Notification to Individuals
Letters to individuals notifying them of a possible compromise of their personal information should be simple, free of jargon and written in plain English. Entities would be well-advised to avoid legalistic phrases and any attempt to pin blame elsewhere. Organizations that have been most favorably reviewed by individuals following a breach are those that have accepted responsibility and provided useful information to recipients. (A breach notification letter is not the place for marketing!)
Organizations should keep in mind that, in addition to impacted individuals, the notification letter will likely be scrutinized by numerous interested parties, including regulators, plaintiffs' lawyers and the media. As a result, it is essential to strike the appropriate tone while at the same time providing a meaningful amount of substance.
There is a growing de facto standard, depending on the information breached, for the types of "offerings" companies are making to affected individuals in their notice letters. These offerings typically include:
- Credit Monitoring: In the event a Social Security number or some other form of identification that may contain a Social Security number (such as a driver's license number or a military identification card number) has been compromised, it has become standard to offer affected individuals one year of credit monitoring services. Depending on the size of the breach, this can be a significant cost for companies.
- Free Credit Report: Separate and apart from credit monitoring, organizations should inform affected U.S. individuals that they are entitled to one free credit report annually from each of the three national credit reporting agencies.
- Fraud Alert: Organizations also may want to recommend that affected individuals place a fraud alert on their credit file for additional protection. There is no charge for this service. Because fraud alerts can have a significant impact on a consumer's day-to-day purchase habits, most organizations simply suggest to consumers that this is an option rather than insist they take such action.
In addition to the standard offerings, the letter should describe the details of the security breach. For obvious reasons, these details should never include the specific affected payment card or Social Security numbers impacted by the breach. Instead of providing this detail, it is most effective to explain what happened and what the organization is doing to help individuals affected by the breach. In many cases, this means providing the individual with information about credit monitoring and other information about how they may protect themselves. Also, it may be necessary to establish a call center (with trained agents) to handle consumer response to the incident.

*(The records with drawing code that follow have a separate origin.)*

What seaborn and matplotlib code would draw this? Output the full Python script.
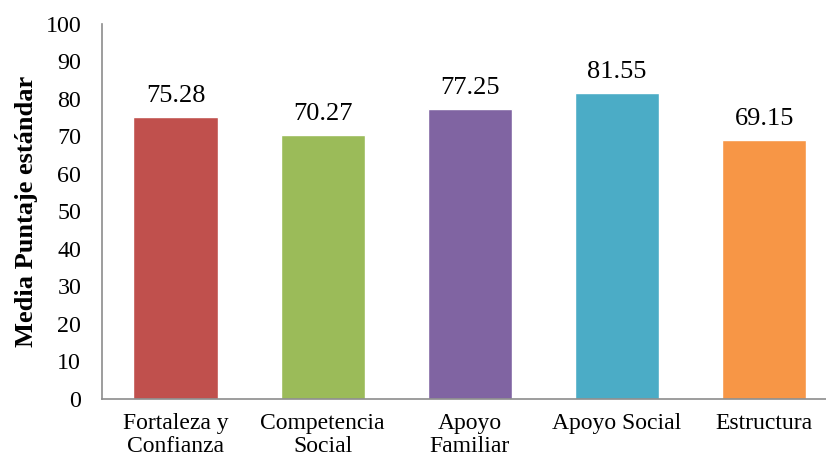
import matplotlib
matplotlib.use("Agg")
import matplotlib.pyplot as plt
import seaborn as sns
import pandas as pd

categories = ["Fortaleza y\nConfianza", "Competencia\nSocial", "Apoyo\nFamiliar", "Apoyo Social", "Estructura"]
values = [75.28, 70.27, 77.25, 81.55, 69.15]
colors = ["#C0504D", "#9BBB59", "#8064A2", "#4BACC6", "#F79646"]
yticks = [0, 10, 20, 30, 40, 50, 60, 70, 80, 90, 100]

sns.set_style("white")
plt.rcParams["font.family"] = ["Liberation Serif", "DejaVu Serif"]
plt.rcParams["text.color"] = "black"
plt.rcParams["axes.labelcolor"] = "black"
plt.rcParams["xtick.color"] = "black"
plt.rcParams["ytick.color"] = "black"

df = pd.DataFrame({"cat": categories, "val": values})

fig = plt.figure(figsize=(8.26, 4.66), dpi=100)
ax = fig.add_axes([0.1235, 0.1438, 0.88, 0.8047])
sns.barplot(data=df, x="cat", y="val", hue="cat", palette=colors, legend=False,
            width=0.573, saturation=1, ax=ax)

for i, v in enumerate(values):
    ax.text(i, v + 4, f"{v:.2f}", ha="center", va="baseline", fontsize=19, color="black")

ax.set_ylim(0, 100)
ax.set_xlim(-0.5, 4.44)
ax.set_yticks(yticks)
ax.tick_params(axis="both", length=0, colors="black")
ax.tick_params(axis="y", pad=15, labelsize=17.3)
ax.tick_params(axis="x", pad=10)
for lab in ax.get_xticklabels():
    lab.set_fontsize(17)
    lab.set_linespacing(1.15)
ax.set_xlabel("")
ax.set_ylabel("Media Puntaje estándar", fontsize=19, fontweight="bold", labelpad=5, color="black")
for s in ["top", "right"]:
    ax.spines[s].set_visible(False)
for s in ["left", "bottom"]:
    ax.spines[s].set_color("#8C8C8C")
    ax.spines[s].set_linewidth(1.2)

fig.savefig("out.png", dpi=100)
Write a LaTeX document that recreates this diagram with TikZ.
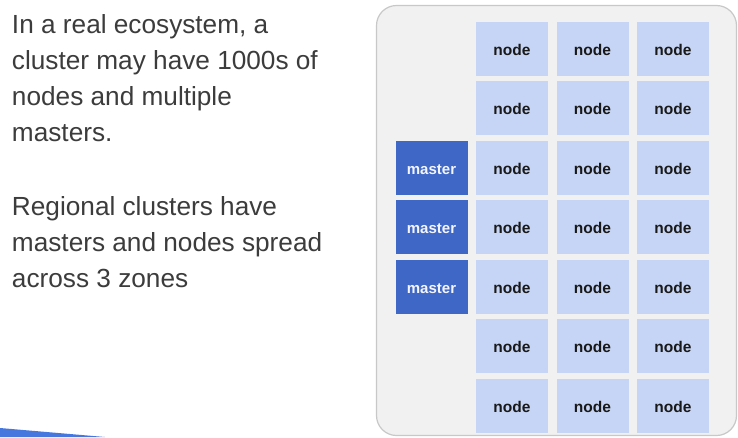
\documentclass[tikz,border=0pt]{standalone}
\usepackage{fontspec}
\setmainfont{Liberation Sans}
\begin{document}
\begin{tikzpicture}[x=1pt,y=-1pt,
  every node/.style={inner sep=0pt,outer sep=0pt},
  bodytext/.style={anchor=base west,text=txtgray,font=\fontsize{26.2}{30}\selectfont},
  cell/.style={fill=nodefill,minimum width=72pt,minimum height=54pt,font=\fontsize{15.5}{18}\selectfont\bfseries,text=black!90,text height=13.5pt,text depth=0pt},
  mastercell/.style={fill=masterfill,minimum width=72pt,minimum height=54pt,font=\fontsize{15}{18}\selectfont\bfseries,text=white!96!blue,text height=13pt,text depth=0pt},
]
\definecolor{txtgray}{HTML}{3C3C3C}
\definecolor{nodefill}{HTML}{C6D5F5}
\definecolor{masterfill}{HTML}{3E67C6}
\definecolor{panelfill}{HTML}{F1F1F1}
\definecolor{panelline}{HTML}{C8C8C8}
\definecolor{wedge}{HTML}{4677DE}
\useasboundingbox (0,0) rectangle (738,437);
\fill[white] (0,0) rectangle (738,437);
% panel
\draw[panelline,fill=panelfill,line width=1.2pt,rounded corners=20pt] (376.5,5.5) rectangle (736.5,435.5);
% wedge
\fill[wedge] (0,428) -- (105,437) -- (0,437) -- cycle;
% text
\node[bodytext] (t1) at (12,33) {In a real ecosystem, a};
\node[bodytext] (t2) at (12,69) {cluster may have 1000s of};
\node[bodytext] (t3) at (12,105) {nodes and multiple};
\node[bodytext] (t4) at (12,141) {masters.};
\node[bodytext] (t5) at (12,215) {Regional clusters have};
\node[bodytext] (t6) at (12,251) {masters and nodes spread};
\node[bodytext] (t7) at (12,287) {across 3 zones};
% grid
\foreach \r in {0,...,6}{
  \foreach \c/\x in {1/512,2/592.5,3/673}{
    \node[cell] (n\r\c) at (\x,{48.5+59.5*\r}) {node};
  }
}
\foreach \r in {2,3,4}{
  \node[mastercell] (m\r) at (431.5,{48.5+59.5*\r}) {master};
}
\end{tikzpicture}
\end{document}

As a general rule, if an organization is required to notify in a few jurisdictions, it is recommended that it notify in all jurisdictions (often this includes foreign countries). With few exceptions, this has become standard in the privacy realm. A few companies that suffered early security breaches after California passed its law were torched by the media and subjected to severe criticism by irate state attorneys general for notifying affected Californians but not affected residents of other states without breach notification laws. The collective experience of these companies highlights an important, but often misunderstood, concept: Technical compliance with law is necessary but not sufficient in the privacy arena. Privacy events are hot button social issues that often transcend mere legal compliance. Indeed, the risk to an organization's reputation and revenues often far exceeds the risk associated with non-compliance with breach laws. As a result, organizations responding to a breach should focus on doing the right thing as opposed to doing only those things that are required by law.
Security breach notification laws have brought information security issues into the spotlight. While no information security is perfect, proactive incident response planning can help minimize the impact when and if a breach occurs. Such planning includes inventorying the entity's databases that contain sensitive personal information, understanding how sensitive personal information flows through the organization, conducting ongoing risk assessments for internal and external risk to the data and responding to reasonably foreseeable risks, maintaining a comprehensive written information security program, and developing a breach response procedure. Given that a recent survey of 31 breaches ranging in size from 2,500 records to 263,000 records conducted by the Ponemon Institute found that the average cost of responding to a security breach was $182 per lost customer record with an average total cost of $4.8 million, the stakes are higher than ever for companies to focus on their information security programs. Most importantly, concern and respect for information security should be integrated into the organization's core values. A breach response plan alone, without demonstrable organizational concern for information security generally, exposes the organization to significant risk. With the stakes as high as they are, all organizations should be taking a closer look at their information security practices.